══ Dataset excerpt

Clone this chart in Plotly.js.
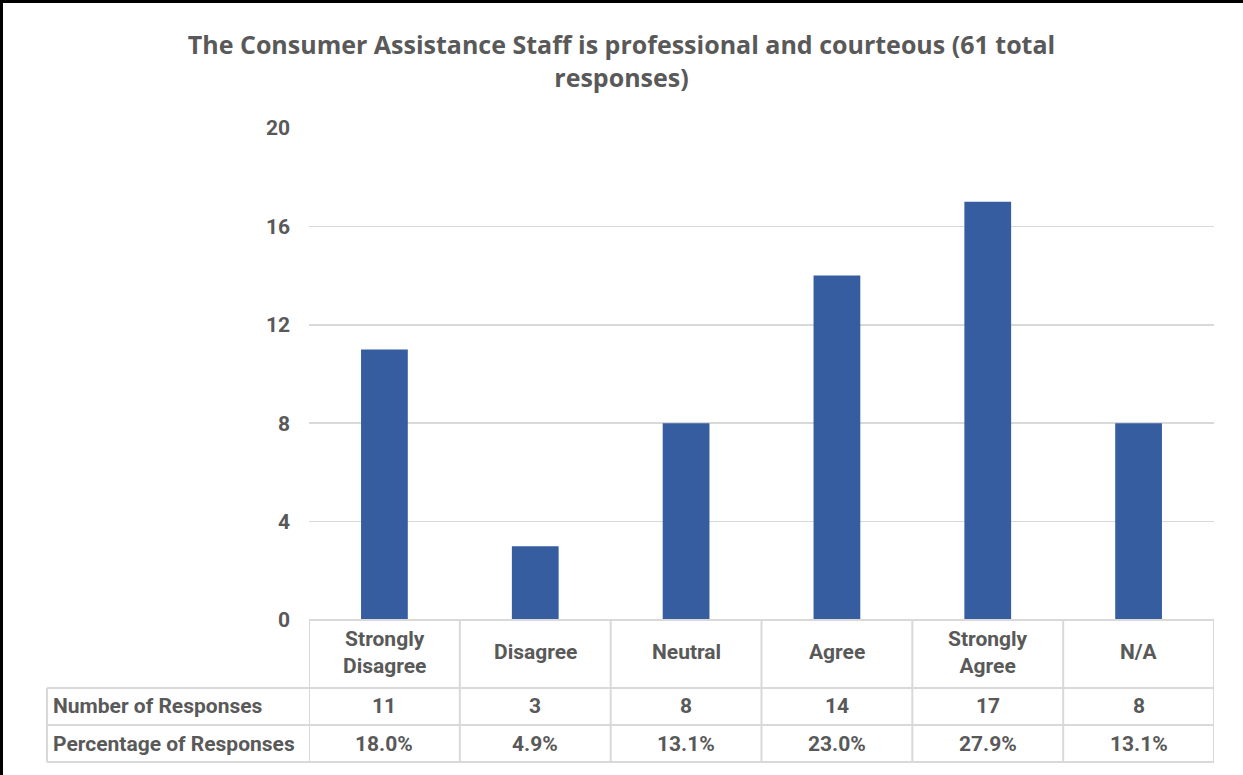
<!DOCTYPE html>
<html>
<head>
<meta charset="utf-8">
<script src="https://cdn.plot.ly/plotly-3.0.1.min.js"></script>
<style>html,body{margin:0;padding:0;background:#fff;}#chart{width:1243px;height:775px;}</style>
</head>
<body>
<div id="chart"></div>
<script>
const categories = ["Strongly Disagree", "Disagree", "Neutral", "Agree", "Strongly Agree", "N/A"];
const categoryLabels = ["Strongly<br>Disagree", "Disagree", "Neutral", "Agree", "Strongly<br>Agree", "N/A"];
const responses = [11, 3, 8, 14, 17, 8];
const percentages = ["18.0%", "4.9%", "13.1%", "23.0%", "27.9%", "13.1%"];
const rowLabels = ["Number of Responses", "Percentage of Responses"];
const yTicks = [0, 4, 8, 12, 16, 20];
const titleText = "The Consumer Assistance Staff is professional and courteous (61 total<br>responses)";

// layout geometry (pixels)
const W = 1243, H = 775;
const mL = 309, mR = 29, mT = 128, mB = 155;
const pw = W - mL - mR, ph = H - mT - mB;
const px = x => (x - mL) / pw;           // pixel x -> paper
const py = y => (H - mB - y) / ph;        // pixel y -> paper

const txtColor = "#595959";
const gridColor = "#d9d9d9";
const tableFont = {family: "Roboto, sans-serif", size: 21, color: txtColor, weight: "bold"};

const n = categories.length;
const rowTops = [620, 688, 725, 762];
const shapes = [];
const lineStyle = {color: gridColor, width: 2};
// header row (category names)
shapes.push({type: "line", xref: "x", yref: "paper", x0: -0.5, x1: n - 0.5, y0: py(rowTops[0]), y1: py(rowTops[0]), line: lineStyle});
// data rows horizontal lines
for (let r = 1; r < rowTops.length; r++) {
  shapes.push({type: "line", xref: "paper", yref: "paper", x0: px(47), x1: 1, y0: py(rowTops[r]), y1: py(rowTops[r]), line: lineStyle});
}
// vertical lines at category boundaries
for (let i = 0; i <= n; i++) {
  shapes.push({type: "line", xref: "x", yref: "paper", x0: i - 0.5, x1: i - 0.5, y0: py(rowTops[0]), y1: py(rowTops[3]), line: lineStyle});
}
// left edge of row labels
shapes.push({type: "line", xref: "paper", yref: "paper", x0: px(47), x1: px(47), y0: py(rowTops[1]), y1: py(rowTops[3]), line: lineStyle});
// outer black frame (top and left)
shapes.push({type: "line", xref: "paper", yref: "paper", x0: px(0), x1: px(W), y0: py(1.5), y1: py(1.5), line: {color: "#000", width: 3}});
shapes.push({type: "line", xref: "paper", yref: "paper", x0: px(1.5), x1: px(1.5), y0: py(0), y1: py(H), line: {color: "#000", width: 3}});

const annotations = [];
const rowCenters = [652, 706, 744];
categories.forEach((c, i) => {
  annotations.push({xref: "x", yref: "paper", x: i, y: py(rowCenters[0]), text: categoryLabels[i], showarrow: false, xanchor: "center", yanchor: "middle", font: tableFont, align: "center"});
  annotations.push({xref: "x", yref: "paper", x: i, y: py(rowCenters[1]), text: String(responses[i]), showarrow: false, xanchor: "center", yanchor: "middle", font: tableFont});
  annotations.push({xref: "x", yref: "paper", x: i, y: py(rowCenters[2]), text: percentages[i], showarrow: false, xanchor: "center", yanchor: "middle", font: tableFont});
});
rowLabels.forEach((t, r) => {
  annotations.push({xref: "paper", yref: "paper", x: px(51), y: py(rowCenters[r + 1]), text: t, showarrow: false, xanchor: "left", yanchor: "middle", font: tableFont});
});

const trace = {
  type: "bar",
  x: categories,
  y: responses,
  marker: {color: "#365d9f"},
  hoverinfo: "x+y"
};

const layout = {
  width: W, height: H,
  margin: {l: mL, r: mR, t: mT, b: mB, pad: 0},
  paper_bgcolor: "#fff",
  plot_bgcolor: "#fff",
  showlegend: false,
  bargap: 0.69,
  title: {
    text: titleText,
    x: 0.5, xref: "container", xanchor: "center",
    y: 1 - 54 / H, yref: "container", yanchor: "middle",
    font: {family: "Open Sans, Lato, sans-serif", size: 25, color: txtColor, weight: "bold"}
  },
  xaxis: {
    type: "category",
    range: [-0.5, n - 0.5],
    showticklabels: false,
    showgrid: false,
    zeroline: false,
    showline: false,
    ticks: ""
  },
  yaxis: {
    range: [0, 20],
    tickvals: yTicks,
    ticktext: yTicks.map(String),
    showgrid: true,
    gridcolor: gridColor,
    gridwidth: 1.5,
    zeroline: false,
    showline: false,
    ticks: "",
    ticklabelstandoff: 18,
    tickfont: tableFont
  },
  shapes: shapes,
  annotations: annotations
};

Plotly.newPlot("chart", [trace], layout, {displayModeBar: false, staticPlot: true});
</script>
</body>
</html>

════

* _Work to complete_
All of the material above is to be copied exactly, except for its images.

* _Reply to the exercise_
Clone this chart in Plotly.js.
<!DOCTYPE html>
<html>
<head>
<meta charset="utf-8">
<script src="https://cdn.plot.ly/plotly-3.0.1.min.js"></script>
<style>html,body{margin:0;padding:0;background:#fff;}#chart{width:1243px;height:775px;}</style>
</head>
<body>
<div id="chart"></div>
<script>
const categories = ["Strongly Disagree", "Disagree", "Neutral", "Agree", "Strongly Agree", "N/A"];
const categoryLabels = ["Strongly<br>Disagree", "Disagree", "Neutral", "Agree", "Strongly<br>Agree", "N/A"];
const responses = [11, 3, 8, 14, 17, 8];
const percentages = ["18.0%", "4.9%", "13.1%", "23.0%", "27.9%", "13.1%"];
const rowLabels = ["Number of Responses", "Percentage of Responses"];
const yTicks = [0, 4, 8, 12, 16, 20];
const titleText = "The Consumer Assistance Staff is professional and courteous (61 total<br>responses)";

// layout geometry (pixels)
const W = 1243, H = 775;
const mL = 309, mR = 29, mT = 128, mB = 155;
const pw = W - mL - mR, ph = H - mT - mB;
const px = x => (x - mL) / pw;           // pixel x -> paper
const py = y => (H - mB - y) / ph;        // pixel y -> paper

const txtColor = "#595959";
const gridColor = "#d9d9d9";
const tableFont = {family: "Roboto, sans-serif", size: 21, color: txtColor, weight: "bold"};

const n = categories.length;
const rowTops = [620, 688, 725, 762];
const shapes = [];
const lineStyle = {color: gridColor, width: 2};
// header row (category names)
shapes.push({type: "line", xref: "x", yref: "paper", x0: -0.5, x1: n - 0.5, y0: py(rowTops[0]), y1: py(rowTops[0]), line: lineStyle});
// data rows horizontal lines
for (let r = 1; r < rowTops.length; r++) {
  shapes.push({type: "line", xref: "paper", yref: "paper", x0: px(47), x1: 1, y0: py(rowTops[r]), y1: py(rowTops[r]), line: lineStyle});
}
// vertical lines at category boundaries
for (let i = 0; i <= n; i++) {
  shapes.push({type: "line", xref: "x", yref: "paper", x0: i - 0.5, x1: i - 0.5, y0: py(rowTops[0]), y1: py(rowTops[3]), line: lineStyle});
}
// left edge of row labels
shapes.push({type: "line", xref: "paper", yref: "paper", x0: px(47), x1: px(47), y0: py(rowTops[1]), y1: py(rowTops[3]), line: lineStyle});
// outer black frame (top and left)
shapes.push({type: "line", xref: "paper", yref: "paper", x0: px(0), x1: px(W), y0: py(1.5), y1: py(1.5), line: {color: "#000", width: 3}});
shapes.push({type: "line", xref: "paper", yref: "paper", x0: px(1.5), x1: px(1.5), y0: py(0), y1: py(H), line: {color: "#000", width: 3}});

const annotations = [];
const rowCenters = [652, 706, 744];
categories.forEach((c, i) => {
  annotations.push({xref: "x", yref: "paper", x: i, y: py(rowCenters[0]), text: categoryLabels[i], showarrow: false, xanchor: "center", yanchor: "middle", font: tableFont, align: "center"});
  annotations.push({xref: "x", yref: "paper", x: i, y: py(rowCenters[1]), text: String(responses[i]), showarrow: false, xanchor: "center", yanchor: "middle", font: tableFont});
  annotations.push({xref: "x", yref: "paper", x: i, y: py(rowCenters[2]), text: percentages[i], showarrow: false, xanchor: "center", yanchor: "middle", font: tableFont});
});
rowLabels.forEach((t, r) => {
  annotations.push({xref: "paper", yref: "paper", x: px(51), y: py(rowCenters[r + 1]), text: t, showarrow: false, xanchor: "left", yanchor: "middle", font: tableFont});
});

const trace = {
  type: "bar",
  x: categories,
  y: responses,
  marker: {color: "#365d9f"},
  hoverinfo: "x+y"
};

const layout = {
  width: W, height: H,
  margin: {l: mL, r: mR, t: mT, b: mB, pad: 0},
  paper_bgcolor: "#fff",
  plot_bgcolor: "#fff",
  showlegend: false,
  bargap: 0.69,
  title: {
    text: titleText,
    x: 0.5, xref: "container", xanchor: "center",
    y: 1 - 54 / H, yref: "container", yanchor: "middle",
    font: {family: "Open Sans, Lato, sans-serif", size: 25, color: txtColor, weight: "bold"}
  },
  xaxis: {
    type: "category",
    range: [-0.5, n - 0.5],
    showticklabels: false,
    showgrid: false,
    zeroline: false,
    showline: false,
    ticks: ""
  },
  yaxis: {
    range: [0, 20],
    tickvals: yTicks,
    ticktext: yTicks.map(String),
    showgrid: true,
    gridcolor: gridColor,
    gridwidth: 1.5,
    zeroline: false,
    showline: false,
    ticks: "",
    ticklabelstandoff: 18,
    tickfont: tableFont
  },
  shapes: shapes,
  annotations: annotations
};

Plotly.newPlot("chart", [trace], layout, {displayModeBar: false, staticPlot: true});
</script>
</body>
</html>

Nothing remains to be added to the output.